BTS (base transceiver station) products are susceptible to complete takeover because of critical vulnerabilities affecting the underlying software, security firm Zimperium warns.
All BTS are comprised of software and radio equipment, and the security company has discovered that most commonly available software shares the same or very similar transceiver code base, which means that all are likely impacted by the same vulnerabilities.
These flaws, the security researchers reveal, could allow a malicious attacker to gain remote control of the transceiver module, which would result in a compromise of the BTS functionalities. Furthermore, the attacker could impersonate a parallel BTS communicating with it and could send GSM data bursts to the transceiver itself, thus conducting attacks such as IMSI detaching, encryption downgrading, and denial of service, among others, against mobile subscribers.

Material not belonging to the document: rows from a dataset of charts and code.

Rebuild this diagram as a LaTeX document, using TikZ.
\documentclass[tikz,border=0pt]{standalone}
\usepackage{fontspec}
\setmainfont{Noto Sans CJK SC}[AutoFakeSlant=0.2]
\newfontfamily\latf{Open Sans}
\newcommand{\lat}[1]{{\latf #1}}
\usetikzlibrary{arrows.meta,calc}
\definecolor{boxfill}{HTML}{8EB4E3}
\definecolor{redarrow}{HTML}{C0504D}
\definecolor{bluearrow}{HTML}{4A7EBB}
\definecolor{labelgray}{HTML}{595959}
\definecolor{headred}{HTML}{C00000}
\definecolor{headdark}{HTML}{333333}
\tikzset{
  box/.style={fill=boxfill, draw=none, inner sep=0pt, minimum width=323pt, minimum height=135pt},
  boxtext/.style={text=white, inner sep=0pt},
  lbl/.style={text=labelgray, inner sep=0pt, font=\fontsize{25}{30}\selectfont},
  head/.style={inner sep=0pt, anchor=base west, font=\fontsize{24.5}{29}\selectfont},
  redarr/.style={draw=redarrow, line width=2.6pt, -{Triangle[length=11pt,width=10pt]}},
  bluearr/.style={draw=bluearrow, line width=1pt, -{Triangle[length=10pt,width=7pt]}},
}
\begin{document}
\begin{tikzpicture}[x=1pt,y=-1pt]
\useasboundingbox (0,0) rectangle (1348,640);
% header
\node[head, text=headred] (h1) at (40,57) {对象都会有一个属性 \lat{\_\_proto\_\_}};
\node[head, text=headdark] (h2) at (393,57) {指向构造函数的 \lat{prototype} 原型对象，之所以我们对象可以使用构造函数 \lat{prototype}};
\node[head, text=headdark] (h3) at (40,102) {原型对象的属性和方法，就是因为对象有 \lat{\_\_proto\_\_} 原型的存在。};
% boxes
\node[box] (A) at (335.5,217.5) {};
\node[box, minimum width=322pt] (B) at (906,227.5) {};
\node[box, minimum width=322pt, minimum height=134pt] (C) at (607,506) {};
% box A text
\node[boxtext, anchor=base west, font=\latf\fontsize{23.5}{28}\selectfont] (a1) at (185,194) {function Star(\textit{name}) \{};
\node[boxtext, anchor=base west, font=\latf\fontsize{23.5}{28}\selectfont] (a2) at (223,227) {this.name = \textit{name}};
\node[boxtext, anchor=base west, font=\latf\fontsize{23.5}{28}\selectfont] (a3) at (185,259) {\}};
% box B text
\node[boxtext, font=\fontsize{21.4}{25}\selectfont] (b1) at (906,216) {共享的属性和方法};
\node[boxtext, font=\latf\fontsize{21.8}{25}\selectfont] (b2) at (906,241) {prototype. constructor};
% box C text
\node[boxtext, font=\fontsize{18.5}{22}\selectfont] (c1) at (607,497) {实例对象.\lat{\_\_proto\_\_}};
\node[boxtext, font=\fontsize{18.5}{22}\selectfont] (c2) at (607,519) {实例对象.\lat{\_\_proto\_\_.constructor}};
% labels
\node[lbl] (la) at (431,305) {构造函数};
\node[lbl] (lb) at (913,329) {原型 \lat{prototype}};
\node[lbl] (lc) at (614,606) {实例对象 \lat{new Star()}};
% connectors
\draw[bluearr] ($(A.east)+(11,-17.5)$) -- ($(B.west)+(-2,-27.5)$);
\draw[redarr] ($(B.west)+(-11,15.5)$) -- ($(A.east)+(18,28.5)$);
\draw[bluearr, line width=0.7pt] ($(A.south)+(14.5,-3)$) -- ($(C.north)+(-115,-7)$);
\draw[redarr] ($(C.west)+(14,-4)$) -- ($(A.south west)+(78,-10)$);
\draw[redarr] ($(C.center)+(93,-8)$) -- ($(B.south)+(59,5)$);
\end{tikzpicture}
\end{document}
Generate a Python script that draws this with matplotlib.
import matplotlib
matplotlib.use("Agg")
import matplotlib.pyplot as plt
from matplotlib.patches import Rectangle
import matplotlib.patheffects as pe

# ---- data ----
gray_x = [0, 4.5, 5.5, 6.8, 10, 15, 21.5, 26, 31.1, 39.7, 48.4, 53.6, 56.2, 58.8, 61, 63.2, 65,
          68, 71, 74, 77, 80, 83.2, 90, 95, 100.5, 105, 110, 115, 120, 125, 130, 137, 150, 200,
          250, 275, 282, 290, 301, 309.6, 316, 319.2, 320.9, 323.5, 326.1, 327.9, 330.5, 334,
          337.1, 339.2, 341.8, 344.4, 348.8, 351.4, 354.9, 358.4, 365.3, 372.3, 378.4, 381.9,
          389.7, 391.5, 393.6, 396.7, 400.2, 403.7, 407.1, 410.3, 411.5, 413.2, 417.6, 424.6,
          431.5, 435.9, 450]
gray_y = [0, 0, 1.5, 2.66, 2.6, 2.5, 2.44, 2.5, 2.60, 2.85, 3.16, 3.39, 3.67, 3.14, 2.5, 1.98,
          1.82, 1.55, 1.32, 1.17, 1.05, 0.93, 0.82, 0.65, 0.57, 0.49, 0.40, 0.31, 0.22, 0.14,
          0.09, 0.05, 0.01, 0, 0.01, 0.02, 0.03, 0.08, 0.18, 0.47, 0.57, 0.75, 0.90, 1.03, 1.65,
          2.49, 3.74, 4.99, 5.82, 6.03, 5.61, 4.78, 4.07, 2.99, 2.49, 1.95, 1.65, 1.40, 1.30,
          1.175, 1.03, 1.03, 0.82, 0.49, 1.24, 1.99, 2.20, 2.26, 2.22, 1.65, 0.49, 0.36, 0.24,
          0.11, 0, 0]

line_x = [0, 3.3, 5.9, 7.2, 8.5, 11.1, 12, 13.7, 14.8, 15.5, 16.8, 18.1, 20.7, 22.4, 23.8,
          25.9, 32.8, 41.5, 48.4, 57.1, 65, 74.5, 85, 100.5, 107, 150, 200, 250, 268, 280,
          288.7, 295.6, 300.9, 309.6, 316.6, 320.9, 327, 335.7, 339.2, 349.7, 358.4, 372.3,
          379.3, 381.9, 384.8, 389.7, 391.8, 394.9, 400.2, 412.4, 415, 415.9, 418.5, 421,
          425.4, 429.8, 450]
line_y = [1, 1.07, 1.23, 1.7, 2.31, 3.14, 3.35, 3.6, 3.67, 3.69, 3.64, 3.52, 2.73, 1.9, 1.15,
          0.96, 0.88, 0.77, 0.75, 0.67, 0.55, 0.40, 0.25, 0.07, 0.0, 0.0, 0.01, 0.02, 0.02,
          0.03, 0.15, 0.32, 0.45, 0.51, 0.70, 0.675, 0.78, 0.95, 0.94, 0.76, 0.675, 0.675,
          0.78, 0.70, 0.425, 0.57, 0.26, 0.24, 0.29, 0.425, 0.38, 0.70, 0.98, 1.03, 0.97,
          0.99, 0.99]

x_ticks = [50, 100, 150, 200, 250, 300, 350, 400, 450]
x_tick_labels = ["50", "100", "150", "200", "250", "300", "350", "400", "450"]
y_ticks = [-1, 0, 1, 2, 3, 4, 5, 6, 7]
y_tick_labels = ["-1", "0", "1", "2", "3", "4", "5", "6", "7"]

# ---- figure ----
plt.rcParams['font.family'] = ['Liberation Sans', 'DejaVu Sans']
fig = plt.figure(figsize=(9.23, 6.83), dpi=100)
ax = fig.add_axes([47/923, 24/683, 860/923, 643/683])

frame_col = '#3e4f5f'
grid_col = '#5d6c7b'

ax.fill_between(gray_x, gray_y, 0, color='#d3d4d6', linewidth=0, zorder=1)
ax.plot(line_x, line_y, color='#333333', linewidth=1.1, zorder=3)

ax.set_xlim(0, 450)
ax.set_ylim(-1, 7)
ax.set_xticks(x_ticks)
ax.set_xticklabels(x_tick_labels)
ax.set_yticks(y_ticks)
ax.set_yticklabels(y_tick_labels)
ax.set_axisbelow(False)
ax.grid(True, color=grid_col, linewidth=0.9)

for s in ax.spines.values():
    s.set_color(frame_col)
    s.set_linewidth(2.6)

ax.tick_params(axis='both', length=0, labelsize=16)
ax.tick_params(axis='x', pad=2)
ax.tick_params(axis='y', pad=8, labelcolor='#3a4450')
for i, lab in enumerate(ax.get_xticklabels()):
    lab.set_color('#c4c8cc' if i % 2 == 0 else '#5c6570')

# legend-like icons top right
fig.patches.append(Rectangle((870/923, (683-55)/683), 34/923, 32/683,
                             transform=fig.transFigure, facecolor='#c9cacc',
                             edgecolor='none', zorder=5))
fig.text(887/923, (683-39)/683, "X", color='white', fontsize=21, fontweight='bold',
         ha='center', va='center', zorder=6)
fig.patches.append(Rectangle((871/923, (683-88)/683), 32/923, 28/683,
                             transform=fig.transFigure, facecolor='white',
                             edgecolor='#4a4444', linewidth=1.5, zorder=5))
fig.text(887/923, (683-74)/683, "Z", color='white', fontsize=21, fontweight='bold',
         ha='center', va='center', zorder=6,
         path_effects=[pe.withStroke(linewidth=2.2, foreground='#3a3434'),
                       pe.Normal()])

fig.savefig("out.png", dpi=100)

The affected products, researchers say, include YateBTS 5.0.0 and prior, OpenBTS 4.0.0 and prior, OpenBTS-UMTS 1.0.0 and prior, and Osmo-TRX/Osmo-BTS and 0.1.10 prior. Additionally, all other products that share the same transceiver code base are vulnerable, Zimperium says. Affected vendors include Legba Incorporated (YateBTS), Range Networks (OpenBTS and OpenBTS-UMTS), and OsmoCOM (Osmo-TRX and Osmo-BTS).
“There’s a bug in the network library of the aforementioned products which makes the transceiver UDP sockets bind to INADDR_ANY instead of the user configured value (127.0.0.1 by default),” researchers say. “An attacker with IP connectivity could send UDP traffic to exercise any functionality provided. This could allow remote control takeover, GSM traffic hijacking, various information disclosure, DoS, or worse.”
Because of this issue, an attacker with IP connectivity to the BTS system can receive and send packets from/to the transceiver, Zimperium explains. What’s more, there’s no authentication mechanism protecting the access to the services exposed on these UDP network sockets, the security company notes.
Another issue could allow an attacker to overflow a stack buffer by sending an oversized UDP packet to the control channel. By exploiting this bug, an attacker could achieve remote code execution (RCE) or cause a denial of service (DoS) condition. The good news is that the RCE issue can be mitigated when the appropriate flags are applied in compile time. The company also advises blocking this port from external connections on the firewall, if there is no impact on usage of the transceiver interface.
A third issue resides in the lack of authentication in the control channel and is conditioned by the first bug, which exposes it to the outer network, allowing a malicious actor to control the transceiver module remotely. Thus, an attacker could turn the module off to deny service, could tune the TX radio to the wrong frequency to jam frequencies, or could change the BTS identity to another one.
According to Zimperium, it’s the complete lack of any form of authentication, paired with code bugs that turn the aforementioned BTS produtcs vulnerable to a wide range of attacks. To mitigate these issues, vendors are advised to update the BTS software when a patch is available; bind the sockets used for control and data exchange only to the local interface (127.0.0.1); change firewall rules to block traffic coming from external networks to specific ports; implement an authentication system; fix buffer handling by using correct sizes; and perform additional code audits.